Aber zunächst bin ich erst einmal gespannt auf Ihre Antwort. Vielleicht ist es ja tatsächlich so, dass Sie zu Ihrem Wort stehen und es ernst damit gemeint haben, dass die Mehrkosten des Kita-Gesetzes vollständig vom Land übernommen werden. Vielleicht ist es aber auch so, dass die 93 Mio. € ein Teil der 150 Mio. € sind, die die Kommunen dieses Jahr zusätzlich für ihre Aufgaben bekommen. An dieser Stelle bleibt dann nur die Frage: Reichen die verbleibenden 57 Mio. € für die Kommunen aus, ihre zusätzlichen Aufgaben zu erfüllen oder klafft hier ein so großes Finanzloch, dass sie letztlich doch nicht ohne eine Erhöhung der Kitagebühren auskommen?

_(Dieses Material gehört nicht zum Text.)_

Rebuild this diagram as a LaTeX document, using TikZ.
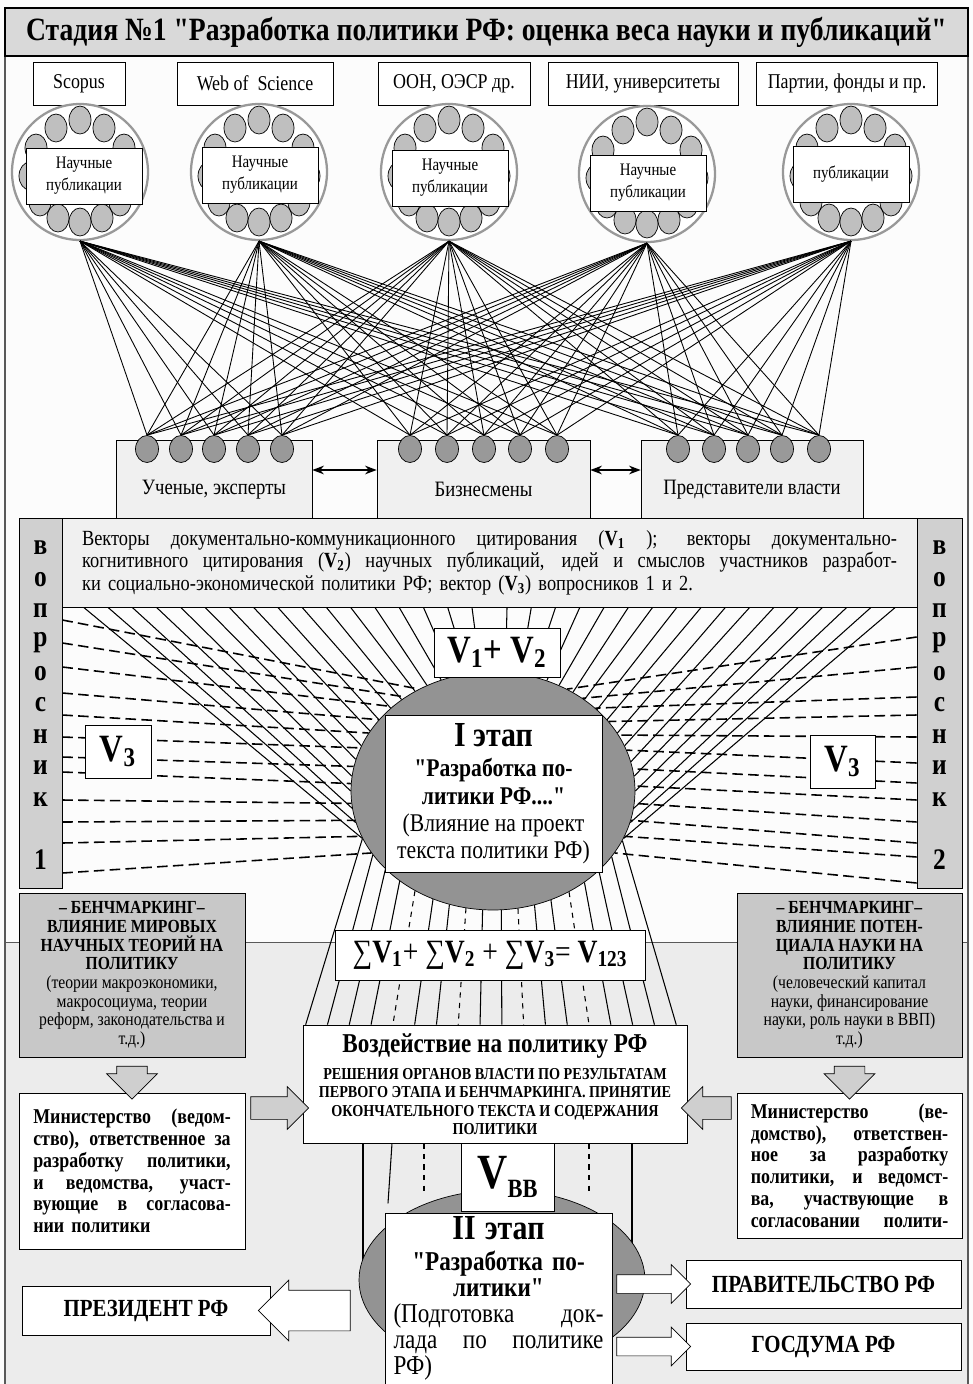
\documentclass[tikz,border=0pt]{standalone}
\usepackage{fontspec}
\setmainfont{Liberation Serif}[FakeStretch=0.85, Ligatures=TeXOff]
\usepackage{tikz}
\usetikzlibrary{arrows.meta}
\usetikzlibrary{positioning,calc}
\usetikzlibrary{shapes.geometric,shapes.arrows}
\pgfdeclarelayer{back}
\pgfdeclarelayer{rays}
\pgfsetlayers{back,rays,main}
\newcommand{\fsz}[2]{\fontsize{#1}{#2}\selectfont}
\newcommand{\jline}[1]{\makebox[\hsize][s]{\spaceskip=0.22em plus 1fil\relax #1}}
\tikzset{
    area/.style args={#1/#2/#3/#4}{
        at={({(#1+#3)/2},{(#2+#4)/2})},
        minimum width={(#3-#1)*0.02cm},
        minimum height={(#4-#2)*0.02cm}
    },
    srcbox/.style={
        draw,
        fill=white,
        minimum height=0.86cm,
        inner sep=0pt,
        font=\fsz{12}{13}
    },
    bigcirc/.style={
        circle,
        draw=gray!80,
        line width=1.3pt,
        fill=white,
        minimum size=2.72cm,
        inner sep=0pt
    },
    pub/.style={
        ellipse,
        draw,
        fill=gray!50,
        minimum width=0.44cm,
        minimum height=0.56cm,
        inner sep=0pt
    },
    pubbox/.style={
        draw,
        fill=white,
        minimum width=2.32cm,
        minimum height=1.12cm,
        align=center,
        font=\fsz{10}{12.5}
    },
    grp/.style={
        ellipse,
        draw,
        fill=gray!80,
        minimum width=0.46cm,
        minimum height=0.54cm,
        inner sep=0pt
    },
    grpbox/.style={
        draw,
        fill=gray!12,
        inner sep=0pt,
        font=\fsz{12.5}{14}
    },
    panel/.style={
        draw,
        inner sep=0pt
    },
    qletter/.style={
        font=\fsz{17}{19}\bfseries,
        inner sep=0pt
    },
    vbox/.style={
        draw,
        fill=white,
        inner sep=0pt,
        font=\fsz{22}{24}\bfseries
    },
    stage/.style={
        ellipse,
        draw,
        fill=gray!85,
        inner sep=0pt
    },
    grayarrow/.style={
        single arrow,
        draw,
        fill=gray!38,
        single arrow head extend=0.2cm
    },
    whitearrow/.style={
        single arrow,
        draw,
        fill=white,
        inner xsep=0pt,
        single arrow head extend=0.2cm
    },
    link/.style={line width=0.5pt},
    ray/.style={line width=0.6pt},
    dray/.style={line width=0.9pt, dash pattern=on 6pt off 3pt}
}

\begin{document}
\begin{tikzpicture}[x=0.02cm, y=-0.02cm, >=Stealth]
  \useasboundingbox (0,0) rectangle (973,1384);

  % Background and frame
  \begin{pgfonlayer}{back}
    \fill[gray!2] (0,0) rectangle (973,1384);
    \fill[gray!15] (5,942) rectangle (968,1384);
    \draw[gray!70!black] (5,942) -- (968,942);
    \draw[gray!70!black, line width=0.8pt] (5,56) -- (5,1384) (968,56) -- (968,1384);
  \end{pgfonlayer}

  % Title
  \node[panel, fill=gray!30, line width=0.8pt, area=5/8/968/56,
        font=\fsz{18.5}{20}\bfseries] (title)
        {Стадия №1 "Разработка политики РФ: оценка веса науки и публикаций"};

  % Sources
  \foreach \n/\x/\w/\t in {1/79/92/Scopus, 2/255/156/Web of\ \ Science,
      3/454/152/{ООН, ОЭСР др.}, 4/643/190/{НИИ, университеты},
      5/847/181/{Партии, фонды и пр.}}
    \node[srcbox, minimum width=\w*0.02cm] (src\n) at (\x,83.5) {\t};

  % Publication pools
  \foreach \n/\cx/\cy/\bx/\by/\t in {1/80/172/84/176/{Научные\\публикации},
      2/259/172/260/175/{Научные\\публикации}, 3/449/172/450/178/{Научные\\публикации},
      4/647/174/648/183/{Научные\\публикации}, 5/851/172/851/174/{публикации}}{
    \node[bigcirc] (circ\n) at (\cx,\cy) {};
    \foreach \dx/\dy [count=\k] in {-24/-44, 0/-52, 24/-44, -44/-24, 44/-24,
        -50/4, 50/4, -40/30, 40/30, -22/46, 0/50, 22/46}
      \node[pub] (pub\n-\k) at ({\cx+(\dx)},{\cy+(\dy)}) {};
    \node[pubbox] (pb\n) at (\bx,\by) {\t};
  }

  % Participants
  \node[grpbox, area=116/440/312/518] (sci) {\raisebox{-0.7cm}{Ученые, эксперты}};
  \node[grpbox, area=377/440/590/518] (bus) {\raisebox{-0.7cm}{Бизнесмены}};
  \node[grpbox, area=641/440/863/518] (gov) {\raisebox{-0.7cm}{Представители власти}};
  \draw[{Stealth}-{Stealth}, thick] (sci.east |- 0,470) -- (bus.west |- 0,470);
  \draw[{Stealth}-{Stealth}, thick] (bus.east |- 0,470) -- (gov.west |- 0,470);
  \foreach \x [count=\i] in {147,181,214,248,282,410,447,484,520,557,678,714,748,782,819}
    \node[grp] (g\i) at (\x,449) {};
  \foreach \n in {1,...,5}
    \foreach \i in {1,...,15}
      \draw[link] (circ\n.south) -- (g\i.north);

  % Vectors
  \node[panel, fill=gray!12, area=62/518/917/607, text width=16.3cm, align=left,
        font=\fsz{12.3}{12.8}] (vect)
        {\jline{Векторы документально-коммуникационного цитирования (\textbf{V\textsubscript{1}} ); векторы документально-}\\
         \jline{когнитивного цитирования (\textbf{V\textsubscript{2}}) научных публикаций, идей и смыслов участников разработ-}\\
         ки социально-экономической политики РФ; вектор (\textbf{V\textsubscript{3}}) вопросников 1 и 2.};

  % Questionnaires
  \node[panel, fill=gray!37, area=19/518/62/888] (q1) {};
  \node[panel, fill=gray!37, area=917/518/962/888] (q2) {};
  \foreach \l [count=\i] in {в,о,п,р,о,с,н,и,к}{
    \node[qletter] (ql\i) at (40.5,{548+31.4*(\i-1)}) {\l};
    \node[qletter] (qr\i) at (939.5,{548+31.4*(\i-1)}) {\l};
  }
  \node[qletter] (ql0) at (40.5,860) {1};
  \node[qletter] (qr0) at (939.5,860) {2};

  % Stage I
  \node[stage, minimum width=5.68cm, minimum height=4.76cm] (st1ell) at (493,791) {};
  \node[panel, fill=white, area=385/715/602/872, align=center,
        font=\fsz{14.5}{15.5}] (st1)
        {{\fsz{20}{22}\bfseries I этап}\\[2pt]
         \textbf{"Разработка по-}\\ \textbf{литики РФ...."}\\
         (Влияние на проект\\ текста политики РФ)};
  \node[vbox, area=434/628/560/677] (v12) {V\textsubscript{1}+ V\textsubscript{2}};
  \node[vbox, area=85/725/151/778] (v3l) {V\textsubscript{3}};
  \node[vbox, area=810/735/875/788] (v3r) {V\textsubscript{3}};

  % Sum of vectors
  \node[panel, fill=white, area=335/930/645/980, font=\fsz{18.5}{20}] (sum)
        {∑\textbf{V\textsubscript{1}}+ ∑\textbf{V\textsubscript{2}} + ∑\textbf{V\textsubscript{3}}= \textbf{V\textsubscript{123}}};

  % Benchmarking
  \node[panel, fill=gray!43, area=19/893/245/1057, align=center,
        font=\fsz{10.5}{10.6}] (bench1)
        {\textbf{– БЕНЧМАРКИНГ–}\\ \textbf{ВЛИЯНИЕ МИРОВЫХ}\\ \textbf{НАУЧНЫХ ТЕОРИЙ НА}\\
         \textbf{ПОЛИТИКУ}\\ (теории макроэкономики,\\ макросоциума, теории\\
         реформ, законодательства и\\ т.д.)};
  \node[panel, fill=gray!43, area=737/893/962/1057, align=center,
        font=\fsz{10.5}{10.6}] (bench2)
        {\textbf{– БЕНЧМАРКИНГ–}\\ \textbf{ВЛИЯНИЕ ПОТЕН-}\\ \textbf{ЦИАЛА НАУКИ НА}\\
         \textbf{ПОЛИТИКУ}\\ (человеческий капитал\\ науки, финансирование\\
         науки, роль науки в ВВП)\\ т.д.)};

  % Impact on policy
  \node[panel, fill=white, area=303/1025/687/1143, align=center,
        font=\fsz{9.5}{10.5}\bfseries] (vozd)
        {{\fsz{15.5}{17}Воздействие на политику РФ}\\[5pt]
         РЕШЕНИЯ ОРГАНОВ ВЛАСТИ ПО РЕЗУЛЬТАТАМ\\ ПЕРВОГО ЭТАПА И БЕНЧМАРКИНГА. ПРИНЯТИЕ\\
         ОКОНЧАТЕЛЬНОГО ТЕКСТА И СОДЕРЖАНИЯ\\ ПОЛИТИКИ};

  % Ministries
  \node[panel, fill=white, area=19/1093/245/1249, text width=3.95cm, align=left,
        font=\fsz{12}{12.4}\bfseries] (min1)
        {\jline{Министерство (ведом-}\\ \jline{ство), ответственное за}\\
         \jline{разработку политики,}\\ \jline{и ведомства, участ-}\\
         \jline{вующие в согласова-}\\ нии политики};
  \node[panel, fill=white, area=737/1093/962/1238, text width=3.95cm, align=left,
        font=\fsz{12}{12.4}\bfseries] (min2)
        {\jline{Министерство (ве-}\\ \jline{домство), ответствен-}\\
         \jline{ное за разработку}\\ \jline{политики, и ведомст-}\\
         \jline{ва, участвующие в}\\ \jline{согласовании полити-}};

  \node[grayarrow, shape border rotate=270, inner xsep=0.3cm, inner ysep=0pt,
        minimum height=0.66cm] (dn1) at ($(bench1.south)!0.5!(min1.north)$) {};
  \node[grayarrow, shape border rotate=270, inner xsep=0.3cm, inner ysep=0pt,
        minimum height=0.66cm] (dn2) at ($(bench2.south)!0.5!(min2.north)$) {};
  \node[grayarrow, inner xsep=0pt, inner ysep=0.22cm, minimum height=1.16cm]
        (ar1) at ($(min1.east |- 0,1108)!0.5!(vozd.west |- 0,1108)$) {};
  \node[grayarrow, shape border rotate=180, inner xsep=0pt, inner ysep=0.22cm,
        minimum height=1.0cm] (ar2) at ($(vozd.east |- 0,1108)!0.5!(min2.west |- 0,1108)$) {};

  % Rays of citation
  \begin{pgfonlayer}{rays}
    \foreach \i in {0,...,16}{
      \pgfmathtruncatemacro\al{200-6.5*\i}
      \pgfmathtruncatemacro\ar{-20+6.5*\i}
      \pgfmathsetmacro\fr{(22+24.25*\i)/855}
      \draw[ray] ($(vect.south west)!\fr!(vect.south east)$) -- (st1ell.\al);
      \draw[ray] ($(vect.south east)!\fr!(vect.south west)$) -- (st1ell.\ar);
    }
    \foreach \y [count=\i] in {620,643,667,693,715,737,757,772,800,822,843,873}{
      \pgfmathtruncatemacro\al{126+7.4*(\i-1)}
      \draw[dray] (q1.east |- 0,\y) -- (st1ell.\al);
    }
    \foreach \y [count=\i] in {637,667,697,715,737,763,783,800,822,843,857,883}{
      \pgfmathtruncatemacro\al{54-7.4*(\i-1)}
      \draw[dray] (q2.west |- 0,\y) -- (st1ell.\al);
    }
    \foreach \i in {0,1,2,3,5,6,8,9,11,12,14,15,16,17}{
      \pgfmathtruncatemacro\al{200+8.235*\i}
      \pgfmathsetmacro\fr{(3+21.76*\i)/384}
      \draw[ray] (st1ell.\al) -- ($(vozd.north west)!\fr!(vozd.north east)$);
    }
    \foreach \i in {4,7,10,13}{
      \pgfmathtruncatemacro\al{200+8.235*\i}
      \pgfmathsetmacro\fr{(3+21.76*\i)/384}
      \draw[ray, dashed] (st1ell.\al) -- ($(vozd.north west)!\fr!(vozd.north east)$);
    }
    % towards stage II
    \draw[ray] (vozd.south -| 363,0) -- ++(0,150);
    \draw[ray] (vozd.south -| 392,0) -- ++(-4,60);
    \draw[ray, dashed] (vozd.south -| 424,0) -- ++(0,50);
    \draw[ray, dashed] (vozd.south -| 589,0) -- ++(0,50);
    \draw[ray] (vozd.south -| 632,0) -- ++(0,150);
  \end{pgfonlayer}

  % Stage II
  \node[stage, minimum width=5.72cm, minimum height=3.6cm] (st2ell) at (502,1280) {};
  \node[panel, fill=white, area=461/1143/554/1211, font=\bfseries] (vbb)
        {\fsz{28}{30}V\raisebox{-0.4ex}{\fsz{15}{16}ВВ}};
  \node[panel, fill=white, area=385/1213/612/1384, text width=4.2cm, align=center,
        font=\fsz{15.5}{14.8}] (st2)
        {{\fsz{20}{22}\bfseries II этап}\\[3pt]
         \textbf{"Разработка по-}\\ \textbf{литики"}\\
         \jline{(Подготовка док-}\\ \jline{лада по политике}\\
         \makebox[\hsize][l]{РФ)}};

  % Addressees
  \node[panel, fill=white, area=22/1286/270/1335, font=\fsz{14}{16}\bfseries] (pres) {ПРЕЗИДЕНТ РФ};
  \node[panel, fill=white, area=686/1260/961/1308, font=\fsz{14}{16}\bfseries] (prav) {ПРАВИТЕЛЬСТВО РФ};
  \node[panel, fill=white, area=686/1323/961/1370, font=\fsz{14}{16}\bfseries] (gosd) {ГОСДУМА РФ};
  \node[whitearrow, shape border rotate=180, inner ysep=0.4cm, minimum height=1.84cm]
        (arp) at ($(pres.east)!0.5!(st2ell.west |- pres.east)$) {};
  \node[whitearrow, inner ysep=0.18cm, minimum height=1.48cm]
        (arg) at ($(st2.east |- prav.west)!0.5!(prav.west)$) {};
  \node[whitearrow, inner ysep=0.18cm, minimum height=1.48cm]
        (ard) at ($(st2.east |- gosd.west)!0.5!(gosd.west)$) {};
\end{tikzpicture}
\end{document}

Meine Damen und Herren, Sie sehen neben den konkreten Inhalten des Gesetzes gibt es bei seiner Umsetzung und Einführung noch zahlreiche Fragen, aber keine, die nicht zügig beantwortet werden können. Es gibt aber auch viel Skepsis. Das geht nicht nur uns so, sondern auch den Eltern, die bei all diesen merkwürdigen Signalen noch mehr Grund haben werden, auf der Straße Unterschriften zu sammeln.

(Beifall DIE LINKE)

Seien Sie versichert, wir werden Sie kräftig dabei unterstützen, bis dieser Gesetzentwurf hier verabschiedet ist. Danke schön.